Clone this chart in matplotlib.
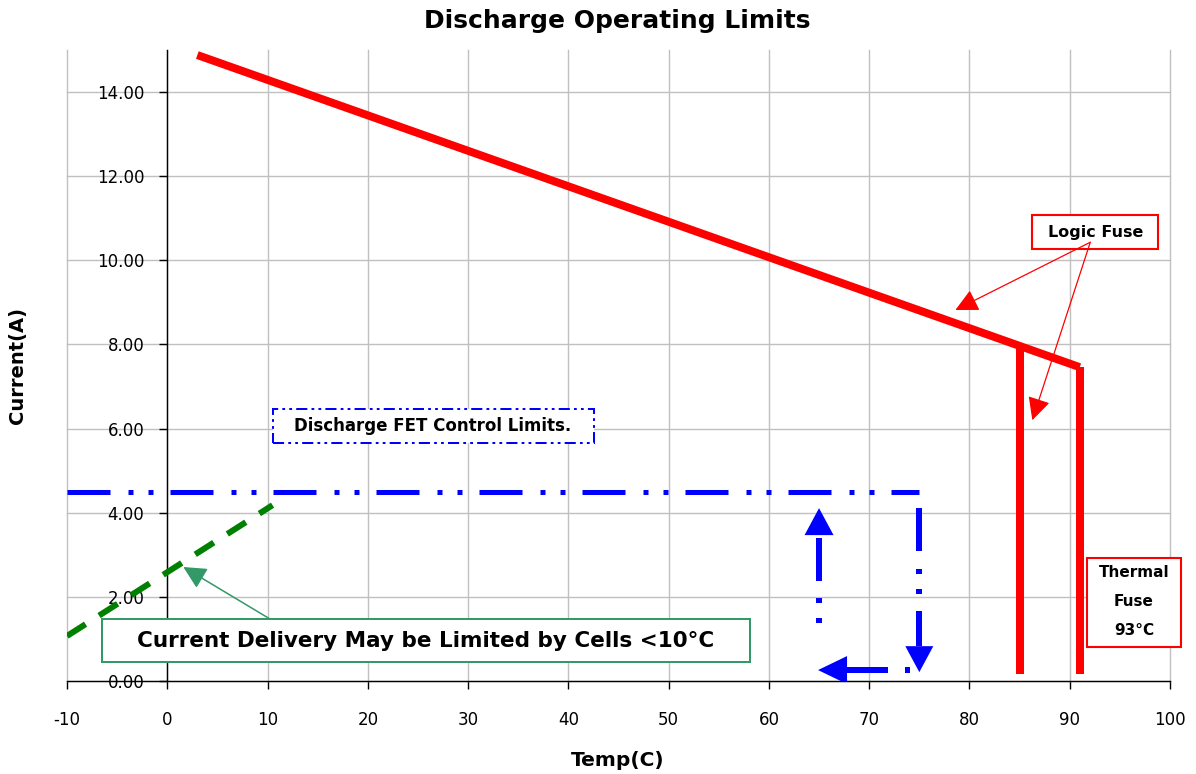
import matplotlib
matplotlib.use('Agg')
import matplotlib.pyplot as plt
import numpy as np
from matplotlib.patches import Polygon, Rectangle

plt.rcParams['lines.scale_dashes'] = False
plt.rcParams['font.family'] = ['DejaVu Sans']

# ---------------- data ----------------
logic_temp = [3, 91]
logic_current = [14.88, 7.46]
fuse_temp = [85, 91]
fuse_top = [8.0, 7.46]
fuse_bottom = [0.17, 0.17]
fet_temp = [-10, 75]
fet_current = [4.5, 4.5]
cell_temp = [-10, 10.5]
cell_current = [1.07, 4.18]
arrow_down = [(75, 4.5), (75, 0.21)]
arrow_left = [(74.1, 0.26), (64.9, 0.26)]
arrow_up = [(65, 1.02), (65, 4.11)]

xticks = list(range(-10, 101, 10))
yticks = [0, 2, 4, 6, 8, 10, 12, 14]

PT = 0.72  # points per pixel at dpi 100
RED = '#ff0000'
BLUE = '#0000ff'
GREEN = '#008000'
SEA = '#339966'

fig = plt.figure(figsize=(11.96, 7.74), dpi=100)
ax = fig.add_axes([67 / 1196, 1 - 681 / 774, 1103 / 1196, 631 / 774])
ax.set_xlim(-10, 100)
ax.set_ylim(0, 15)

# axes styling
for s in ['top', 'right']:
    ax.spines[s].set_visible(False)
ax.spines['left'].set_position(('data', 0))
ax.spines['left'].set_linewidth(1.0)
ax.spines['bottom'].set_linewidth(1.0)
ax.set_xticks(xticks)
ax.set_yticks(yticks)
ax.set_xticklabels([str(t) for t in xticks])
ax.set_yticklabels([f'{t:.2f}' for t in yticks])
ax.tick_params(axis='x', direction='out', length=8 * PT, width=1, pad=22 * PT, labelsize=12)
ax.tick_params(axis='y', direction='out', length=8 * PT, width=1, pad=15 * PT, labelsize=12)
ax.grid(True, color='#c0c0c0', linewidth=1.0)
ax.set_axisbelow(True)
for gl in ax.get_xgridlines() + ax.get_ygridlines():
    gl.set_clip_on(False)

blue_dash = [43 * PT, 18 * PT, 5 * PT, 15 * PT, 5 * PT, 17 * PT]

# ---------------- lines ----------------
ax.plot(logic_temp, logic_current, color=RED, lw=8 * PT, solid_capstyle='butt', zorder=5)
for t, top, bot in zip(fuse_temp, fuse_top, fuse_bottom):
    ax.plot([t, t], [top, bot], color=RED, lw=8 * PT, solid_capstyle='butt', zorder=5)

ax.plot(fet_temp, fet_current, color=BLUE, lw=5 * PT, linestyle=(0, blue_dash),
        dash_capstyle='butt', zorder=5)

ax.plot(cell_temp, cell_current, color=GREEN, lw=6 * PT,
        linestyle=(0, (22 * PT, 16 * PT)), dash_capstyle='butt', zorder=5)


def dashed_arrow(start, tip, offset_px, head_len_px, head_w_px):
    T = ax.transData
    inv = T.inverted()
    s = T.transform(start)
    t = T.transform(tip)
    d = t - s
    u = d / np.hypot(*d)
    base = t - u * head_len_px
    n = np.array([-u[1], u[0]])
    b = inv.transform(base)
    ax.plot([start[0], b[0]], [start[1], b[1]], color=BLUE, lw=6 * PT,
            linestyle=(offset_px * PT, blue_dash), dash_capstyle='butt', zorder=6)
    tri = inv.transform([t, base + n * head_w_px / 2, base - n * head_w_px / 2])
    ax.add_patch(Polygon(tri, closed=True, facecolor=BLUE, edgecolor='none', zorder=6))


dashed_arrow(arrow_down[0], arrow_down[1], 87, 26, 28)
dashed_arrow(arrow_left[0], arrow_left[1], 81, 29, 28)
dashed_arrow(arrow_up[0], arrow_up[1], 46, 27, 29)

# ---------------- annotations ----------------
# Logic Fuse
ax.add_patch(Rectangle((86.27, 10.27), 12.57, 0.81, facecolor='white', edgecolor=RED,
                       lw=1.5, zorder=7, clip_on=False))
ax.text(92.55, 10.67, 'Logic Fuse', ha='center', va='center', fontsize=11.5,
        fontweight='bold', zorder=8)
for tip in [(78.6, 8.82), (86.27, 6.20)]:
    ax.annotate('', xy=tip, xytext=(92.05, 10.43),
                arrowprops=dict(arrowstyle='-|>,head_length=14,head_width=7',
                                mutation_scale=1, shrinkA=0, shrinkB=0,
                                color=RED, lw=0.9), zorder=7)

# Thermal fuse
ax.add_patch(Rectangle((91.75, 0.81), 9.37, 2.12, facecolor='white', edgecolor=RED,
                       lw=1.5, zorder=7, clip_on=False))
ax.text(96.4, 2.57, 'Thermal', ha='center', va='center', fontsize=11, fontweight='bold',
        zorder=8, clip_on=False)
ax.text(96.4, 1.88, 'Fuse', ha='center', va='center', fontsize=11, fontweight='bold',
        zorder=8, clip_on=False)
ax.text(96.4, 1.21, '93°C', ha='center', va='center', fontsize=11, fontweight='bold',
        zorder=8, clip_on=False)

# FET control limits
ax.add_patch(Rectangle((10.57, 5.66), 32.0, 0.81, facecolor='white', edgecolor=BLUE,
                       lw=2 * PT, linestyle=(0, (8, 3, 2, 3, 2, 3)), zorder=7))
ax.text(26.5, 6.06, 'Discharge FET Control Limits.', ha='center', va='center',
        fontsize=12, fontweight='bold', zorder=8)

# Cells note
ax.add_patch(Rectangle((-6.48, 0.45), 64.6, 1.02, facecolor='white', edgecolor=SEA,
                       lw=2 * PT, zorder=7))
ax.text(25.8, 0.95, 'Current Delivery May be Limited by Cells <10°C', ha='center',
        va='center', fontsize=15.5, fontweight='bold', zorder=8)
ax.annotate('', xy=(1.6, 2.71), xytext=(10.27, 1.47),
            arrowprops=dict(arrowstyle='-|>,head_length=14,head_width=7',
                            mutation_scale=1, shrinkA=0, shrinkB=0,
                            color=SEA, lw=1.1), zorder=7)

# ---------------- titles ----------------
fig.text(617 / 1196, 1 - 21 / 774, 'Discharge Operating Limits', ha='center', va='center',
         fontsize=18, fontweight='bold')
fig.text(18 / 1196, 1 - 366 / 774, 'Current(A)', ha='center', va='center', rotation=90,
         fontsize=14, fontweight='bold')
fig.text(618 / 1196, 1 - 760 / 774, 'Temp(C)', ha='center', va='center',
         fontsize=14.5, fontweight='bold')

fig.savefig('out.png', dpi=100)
=======
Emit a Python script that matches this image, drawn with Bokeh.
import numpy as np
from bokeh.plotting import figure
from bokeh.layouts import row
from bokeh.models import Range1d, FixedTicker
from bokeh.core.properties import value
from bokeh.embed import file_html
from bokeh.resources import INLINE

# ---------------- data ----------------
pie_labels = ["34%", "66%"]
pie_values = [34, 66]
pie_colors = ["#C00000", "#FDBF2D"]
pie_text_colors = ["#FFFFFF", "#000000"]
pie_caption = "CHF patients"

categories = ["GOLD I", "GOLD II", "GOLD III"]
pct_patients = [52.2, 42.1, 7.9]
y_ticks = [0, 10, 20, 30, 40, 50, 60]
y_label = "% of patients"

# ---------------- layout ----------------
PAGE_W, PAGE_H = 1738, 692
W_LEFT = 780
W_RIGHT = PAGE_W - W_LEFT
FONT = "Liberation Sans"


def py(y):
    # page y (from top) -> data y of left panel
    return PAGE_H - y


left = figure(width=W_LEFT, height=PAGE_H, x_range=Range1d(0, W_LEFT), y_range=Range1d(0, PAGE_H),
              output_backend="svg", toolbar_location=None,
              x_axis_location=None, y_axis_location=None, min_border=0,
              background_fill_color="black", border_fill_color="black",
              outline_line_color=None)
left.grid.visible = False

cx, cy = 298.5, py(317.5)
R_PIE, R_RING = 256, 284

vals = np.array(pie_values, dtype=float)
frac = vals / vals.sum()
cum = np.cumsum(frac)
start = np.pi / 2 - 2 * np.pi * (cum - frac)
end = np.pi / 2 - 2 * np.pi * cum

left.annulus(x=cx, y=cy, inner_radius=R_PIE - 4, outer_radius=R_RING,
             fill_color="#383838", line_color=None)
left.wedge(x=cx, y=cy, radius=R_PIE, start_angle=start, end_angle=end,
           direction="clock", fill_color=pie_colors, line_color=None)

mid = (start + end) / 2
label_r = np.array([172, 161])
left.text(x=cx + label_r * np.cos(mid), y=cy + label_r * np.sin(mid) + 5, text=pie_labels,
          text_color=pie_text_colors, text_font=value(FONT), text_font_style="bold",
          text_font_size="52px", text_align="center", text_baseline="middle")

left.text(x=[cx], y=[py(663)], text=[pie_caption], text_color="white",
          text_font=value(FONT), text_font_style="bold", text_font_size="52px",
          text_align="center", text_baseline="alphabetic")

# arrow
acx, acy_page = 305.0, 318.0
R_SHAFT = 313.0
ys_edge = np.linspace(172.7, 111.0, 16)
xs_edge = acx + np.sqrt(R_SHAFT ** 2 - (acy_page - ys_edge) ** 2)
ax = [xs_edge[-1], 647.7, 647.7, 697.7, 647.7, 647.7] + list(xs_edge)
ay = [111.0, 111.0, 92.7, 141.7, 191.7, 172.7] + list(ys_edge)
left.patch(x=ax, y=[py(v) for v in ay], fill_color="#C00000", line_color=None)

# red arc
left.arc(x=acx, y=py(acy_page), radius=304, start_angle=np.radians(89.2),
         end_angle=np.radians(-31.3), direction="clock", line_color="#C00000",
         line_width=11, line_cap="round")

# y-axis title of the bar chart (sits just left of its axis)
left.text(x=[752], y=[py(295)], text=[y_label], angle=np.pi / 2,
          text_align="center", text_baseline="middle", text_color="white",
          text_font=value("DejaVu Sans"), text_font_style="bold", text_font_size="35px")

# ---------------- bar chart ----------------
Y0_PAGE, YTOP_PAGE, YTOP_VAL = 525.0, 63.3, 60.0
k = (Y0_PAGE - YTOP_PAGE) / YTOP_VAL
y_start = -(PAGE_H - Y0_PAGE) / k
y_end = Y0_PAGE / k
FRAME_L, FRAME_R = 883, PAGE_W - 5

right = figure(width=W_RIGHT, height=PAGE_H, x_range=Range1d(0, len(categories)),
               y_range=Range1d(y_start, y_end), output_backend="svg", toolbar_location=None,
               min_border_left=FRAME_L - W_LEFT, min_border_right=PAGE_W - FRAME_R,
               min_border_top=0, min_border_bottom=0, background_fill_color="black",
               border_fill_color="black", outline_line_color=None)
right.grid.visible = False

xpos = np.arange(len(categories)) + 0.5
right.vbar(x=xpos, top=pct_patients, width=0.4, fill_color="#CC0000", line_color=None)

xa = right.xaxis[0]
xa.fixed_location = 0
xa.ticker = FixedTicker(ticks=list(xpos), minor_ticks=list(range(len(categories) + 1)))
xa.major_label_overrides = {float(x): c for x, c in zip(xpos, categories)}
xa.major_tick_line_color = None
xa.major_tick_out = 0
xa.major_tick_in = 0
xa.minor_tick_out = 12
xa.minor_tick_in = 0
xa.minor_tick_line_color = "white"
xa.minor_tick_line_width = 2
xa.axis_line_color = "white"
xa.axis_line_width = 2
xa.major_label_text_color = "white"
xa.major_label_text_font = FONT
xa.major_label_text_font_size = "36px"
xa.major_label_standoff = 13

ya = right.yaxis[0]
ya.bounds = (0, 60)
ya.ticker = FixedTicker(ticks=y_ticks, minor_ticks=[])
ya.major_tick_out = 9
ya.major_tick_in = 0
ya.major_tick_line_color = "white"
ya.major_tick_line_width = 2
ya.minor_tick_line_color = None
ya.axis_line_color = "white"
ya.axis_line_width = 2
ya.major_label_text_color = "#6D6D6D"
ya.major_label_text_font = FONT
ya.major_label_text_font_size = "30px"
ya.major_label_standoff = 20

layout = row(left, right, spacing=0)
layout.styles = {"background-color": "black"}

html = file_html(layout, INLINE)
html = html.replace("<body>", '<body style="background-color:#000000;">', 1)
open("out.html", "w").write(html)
=======
YOUR OBJECTIVE ::
Begin at the line that has "Clone this chart in matplotlib.", stop after the line that has "plt.rcParams['font.family'] = ['DejaVu Sans']", and reproduce every line between them exactly and nothing else. Pictures stay out of the copy.

TASK SOLUTION ::
Clone this chart in matplotlib.
import matplotlib
matplotlib.use('Agg')
import matplotlib.pyplot as plt
import numpy as np
from matplotlib.patches import Polygon, Rectangle

plt.rcParams['lines.scale_dashes'] = False
plt.rcParams['font.family'] = ['DejaVu Sans']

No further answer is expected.